Jews are smart and successful. This is very obvious, and when people try to deboonk it, they just beclown themselves. People naturally want to know how come Jews are so smart and successful. Eckstein and Botticini’s theory goes like this:

  • In the late second-temple period, and through the classical Rabbinic era, Judaism transformed into a religion requiring textual study, with the result that only those willing to bear the costs of education remained. The Jewish population shrank, but became more intelligent/bookish.

  • This small, smart population was then perfectly positioned to flourish in urban professions after the rise of the Abbasid empire gave them a reasonable degree of freedom and a large urban economy in which to employ their literacy. 800-1200 under the Muslims was the ‘golden age of Jewry’.

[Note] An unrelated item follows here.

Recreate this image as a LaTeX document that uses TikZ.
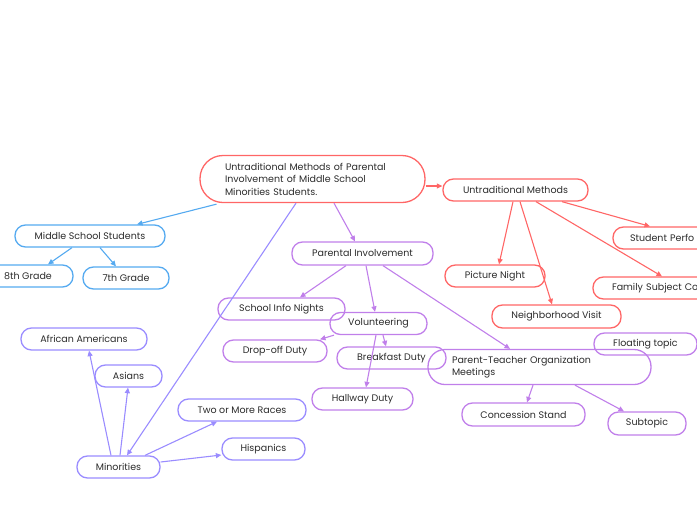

  • Jews in this period also migrated to Europe to ‘reap returns on their investment in literacy and education’.

The most fundamental problem with this theory is as follows. World Jewry can be divided into 3 populations: Ashkenazim, Sephardim and the rest. Ashkenazim need no introduction, nor is it necessary to demonstrate their high performance across a wide range of cognitively-demanding fields. Sephardim are the Jews of Spain who, after the expulsion decree of 1492, spread across the Ottoman empire, quickly becoming the religious and economic elite of Jewish communities across the region, generally acting like jerks and forcing the natives to change their liturgical and halachic practice. Their intelligence is not as impressive as the Ashkenazim; it’s probably about the same as the English. But the English have done some pretty cool stuff, and there are many eminent Sephardi Jews too. The last category are the Arabic-speaking Jews of the Muslim world that the Sephardim have been bossing around for the last 500 years. There has been substantial intermingling over that period, though there are still large populations that are mostly one or the other. The Israeli neologism ‘Mizrahi’, meaning ‘Eastern’, is used to describe sometimes both groups and sometimes only the non-Sephardim, though Morocco is to the West of Poland last time I checked. I am going to use the term Musta’arabi because it’s cool, though technically it doesn’t apply to Iraqis and Persians.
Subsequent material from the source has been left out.